## Dataset content
* * * * *
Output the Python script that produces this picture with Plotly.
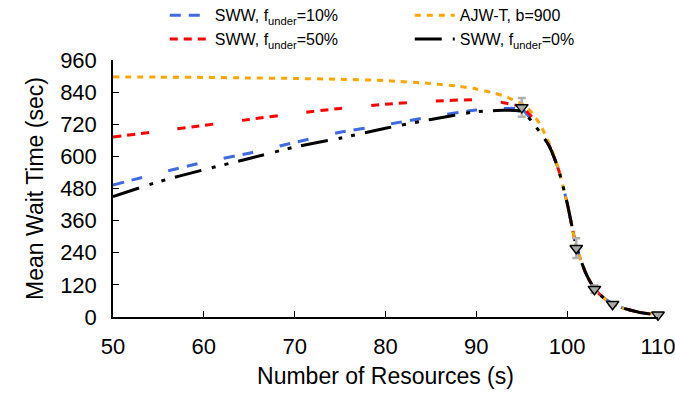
import plotly.graph_objects as go

# ---- data ----
x_sww0 = [50, 55, 60, 65, 70, 75, 80, 85, 90, 93, 95, 96, 97, 98, 99, 100, 101, 102, 103, 104, 105, 106, 107, 108, 110]
y_sww0 = [450, 505, 550, 592, 635, 668, 705, 738, 767, 772, 768, 735, 690, 640, 556, 425, 265, 168, 105, 72, 50, 35, 25, 17, 8]

x_sww10 = [50, 55, 60, 65, 70, 75, 80, 85, 90, 93, 95, 96, 97, 98, 99, 100, 101, 102, 103, 104, 105, 106, 107, 108, 110]
y_sww10 = [493, 537, 578, 612, 652, 690, 718, 748, 773, 779, 776, 740, 692, 640, 556, 425, 265, 168, 105, 72, 50, 35, 25, 17, 8]

x_sww50 = [50, 55, 60, 65, 70, 75, 80, 85, 90, 92, 93, 95, 96, 97, 98, 99, 100, 101, 102, 103, 104, 105, 106, 107, 108, 110]
y_sww50 = [672, 694, 716, 738, 760, 779, 795, 806, 812, 808, 800, 785, 752, 700, 642, 556, 425, 265, 168, 105, 72, 50, 35, 25, 17, 8]

x_ajw = [50, 55, 60, 65, 70, 75, 80, 85, 88, 90, 92, 93, 94, 95, 96, 97, 98, 99, 100, 101, 102, 103, 104, 105, 106, 107, 108, 110]
y_ajw = [897, 896, 895, 893, 891, 888, 883, 872, 862, 852, 836, 826, 812, 797, 768, 720, 650, 558, 425, 265, 168, 105, 72, 50, 35, 25, 17, 8]

x_sim = [95, 101, 103, 105, 110]
y_sim = [783, 257, 104, 48, 8]
e_sim = [35, 37, 14, 6, 3]

x_ticks = [50, 60, 70, 80, 90, 100, 110]
y_ticks = [0, 120, 240, 360, 480, 600, 720, 840, 960]

FONT = "Liberation Sans, Arial, sans-serif"

fig = go.Figure()

fig.add_trace(go.Scatter(
    x=x_sww10, y=y_sww10, mode="lines", name="SWW, f<sub>under</sub>=10%",
    line=dict(color="#4169E1", width=3, dash="11px,8px,11px,27px", shape="spline", smoothing=0.6),
    legendrank=1))
fig.add_trace(go.Scatter(
    x=x_sww50, y=y_sww50, mode="lines", name="SWW, f<sub>under</sub>=50%",
    line=dict(color="#FF0000", width=3, dash="8px,6px,8px,6px,8px,29px", shape="spline", smoothing=0.6),
    legendrank=3))
fig.add_trace(go.Scatter(
    x=x_ajw, y=y_ajw, mode="lines", name="AJW-T, b=900",
    line=dict(color="#FFA500", width=3, dash="6px,6px", shape="spline", smoothing=0.6),
    legendrank=2))
fig.add_trace(go.Scatter(
    x=x_sww0, y=y_sww0, mode="lines", name="SWW, f<sub>under</sub>=0%",
    line=dict(color="black", width=3, dash="27px,11px,4px,9px,4px,10px", shape="spline", smoothing=0.6),
    legendrank=4))
fig.add_trace(go.Scatter(
    x=x_sim, y=y_sim, mode="markers", showlegend=False, cliponaxis=False,
    marker=dict(symbol="triangle-down", size=11, color="#A9A9A9",
                line=dict(color="black", width=1.5)),
    error_y=dict(type="data", array=e_sim, visible=True, color="#B0B0B0",
                 thickness=2.5, width=4)))

axis_common = dict(
    showline=True, linecolor="black", linewidth=1.5,
    ticks="inside", ticklen=6, tickwidth=1.2, tickcolor="black",
    showgrid=False, zeroline=False, ticklabeloverflow="allow",
    tickfont=dict(family=FONT, size=22, color="black"),
)

fig.update_xaxes(range=[50, 110], tickvals=x_ticks, ticktext=[str(v) for v in x_ticks],
                 title=dict(text="Number of Resources (s)",
                            font=dict(family=FONT, size=23, color="black"), standoff=10),
                 ticklabelstandoff=9, automargin=False, **axis_common)
fig.update_yaxes(range=[0, 960], tickvals=y_ticks, ticktext=[str(v) for v in y_ticks],
                 title=dict(text="Mean Wait Time (sec)",
                            font=dict(family=FONT, size=23, color="black"), standoff=10),
                 ticklabelstandoff=10, automargin=False, **axis_common)

fig.update_layout(
    width=675, height=394,
    margin=dict(l=113, r=17, t=60, b=77, autoexpand=False),
    plot_bgcolor="white", paper_bgcolor="white",
    font=dict(family=FONT, color="black"),
    legend=dict(orientation="h", x=0.095, xanchor="left", y=1.24, yanchor="top",
                font=dict(family=FONT, size=16, color="black"),
                entrywidth=190, entrywidthmode="pixels",
                bgcolor="rgba(0,0,0,0)", itemwidth=40, tracegroupgap=0),
    showlegend=True,
)

fig.write_html("out.html")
* * * * *
## Given problem
The material above holds pictures; copy everything else in it exactly.

## The output
Output the Python script that produces this picture with Plotly.
import plotly.graph_objects as go

# ---- data ----
x_sww0 = [50, 55, 60, 65, 70, 75, 80, 85, 90, 93, 95, 96, 97, 98, 99, 100, 101, 102, 103, 104, 105, 106, 107, 108, 110]
y_sww0 = [450, 505, 550, 592, 635, 668, 705, 738, 767, 772, 768, 735, 690, 640, 556, 425, 265, 168, 105, 72, 50, 35, 25, 17, 8]

x_sww10 = [50, 55, 60, 65, 70, 75, 80, 85, 90, 93, 95, 96, 97, 98, 99, 100, 101, 102, 103, 104, 105, 106, 107, 108, 110]
y_sww10 = [493, 537, 578, 612, 652, 690, 718, 748, 773, 779, 776, 740, 692, 640, 556, 425, 265, 168, 105, 72, 50, 35, 25, 17, 8]

x_sww50 = [50, 55, 60, 65, 70, 75, 80, 85, 90, 92, 93, 95, 96, 97, 98, 99, 100, 101, 102, 103, 104, 105, 106, 107, 108, 110]
y_sww50 = [672, 694, 716, 738, 760, 779, 795, 806, 812, 808, 800, 785, 752, 700, 642, 556, 425, 265, 168, 105, 72, 50, 35, 25, 17, 8]

x_ajw = [50, 55, 60, 65, 70, 75, 80, 85, 88, 90, 92, 93, 94, 95, 96, 97, 98, 99, 100, 101, 102, 103, 104, 105, 106, 107, 108, 110]
y_ajw = [897, 896, 895, 893, 891, 888, 883, 872, 862, 852, 836, 826, 812, 797, 768, 720, 650, 558, 425, 265, 168, 105, 72, 50, 35, 25, 17, 8]

x_sim = [95, 101, 103, 105, 110]
y_sim = [783, 257, 104, 48, 8]
e_sim = [35, 37, 14, 6, 3]

x_ticks = [50, 60, 70, 80, 90, 100, 110]
y_ticks = [0, 120, 240, 360, 480, 600, 720, 840, 960]

FONT = "Liberation Sans, Arial, sans-serif"

fig = go.Figure()

fig.add_trace(go.Scatter(
    x=x_sww10, y=y_sww10, mode="lines", name="SWW, f<sub>under</sub>=10%",
    line=dict(color="#4169E1", width=3, dash="11px,8px,11px,27px", shape="spline", smoothing=0.6),
    legendrank=1))
fig.add_trace(go.Scatter(
    x=x_sww50, y=y_sww50, mode="lines", name="SWW, f<sub>under</sub>=50%",
    line=dict(color="#FF0000", width=3, dash="8px,6px,8px,6px,8px,29px", shape="spline", smoothing=0.6),
    legendrank=3))
fig.add_trace(go.Scatter(
    x=x_ajw, y=y_ajw, mode="lines", name="AJW-T, b=900",
    line=dict(color="#FFA500", width=3, dash="6px,6px", shape="spline", smoothing=0.6),
    legendrank=2))
fig.add_trace(go.Scatter(
    x=x_sww0, y=y_sww0, mode="lines", name="SWW, f<sub>under</sub>=0%",
    line=dict(color="black", width=3, dash="27px,11px,4px,9px,4px,10px", shape="spline", smoothing=0.6),
    legendrank=4))
fig.add_trace(go.Scatter(
    x=x_sim, y=y_sim, mode="markers", showlegend=False, cliponaxis=False,
    marker=dict(symbol="triangle-down", size=11, color="#A9A9A9",
                line=dict(color="black", width=1.5)),
    error_y=dict(type="data", array=e_sim, visible=True, color="#B0B0B0",
                 thickness=2.5, width=4)))

axis_common = dict(
    showline=True, linecolor="black", linewidth=1.5,
    ticks="inside", ticklen=6, tickwidth=1.2, tickcolor="black",
    showgrid=False, zeroline=False, ticklabeloverflow="allow",
    tickfont=dict(family=FONT, size=22, color="black"),
)

fig.update_xaxes(range=[50, 110], tickvals=x_ticks, ticktext=[str(v) for v in x_ticks],
                 title=dict(text="Number of Resources (s)",
                            font=dict(family=FONT, size=23, color="black"), standoff=10),
                 ticklabelstandoff=9, automargin=False, **axis_common)
fig.update_yaxes(range=[0, 960], tickvals=y_ticks, ticktext=[str(v) for v in y_ticks],
                 title=dict(text="Mean Wait Time (sec)",
                            font=dict(family=FONT, size=23, color="black"), standoff=10),
                 ticklabelstandoff=10, automargin=False, **axis_common)

fig.update_layout(
    width=675, height=394,
    margin=dict(l=113, r=17, t=60, b=77, autoexpand=False),
    plot_bgcolor="white", paper_bgcolor="white",
    font=dict(family=FONT, color="black"),
    legend=dict(orientation="h", x=0.095, xanchor="left", y=1.24, yanchor="top",
                font=dict(family=FONT, size=16, color="black"),
                entrywidth=190, entrywidthmode="pixels",
                bgcolor="rgba(0,0,0,0)", itemwidth=40, tracegroupgap=0),
    showlegend=True,
)

fig.write_html("out.html")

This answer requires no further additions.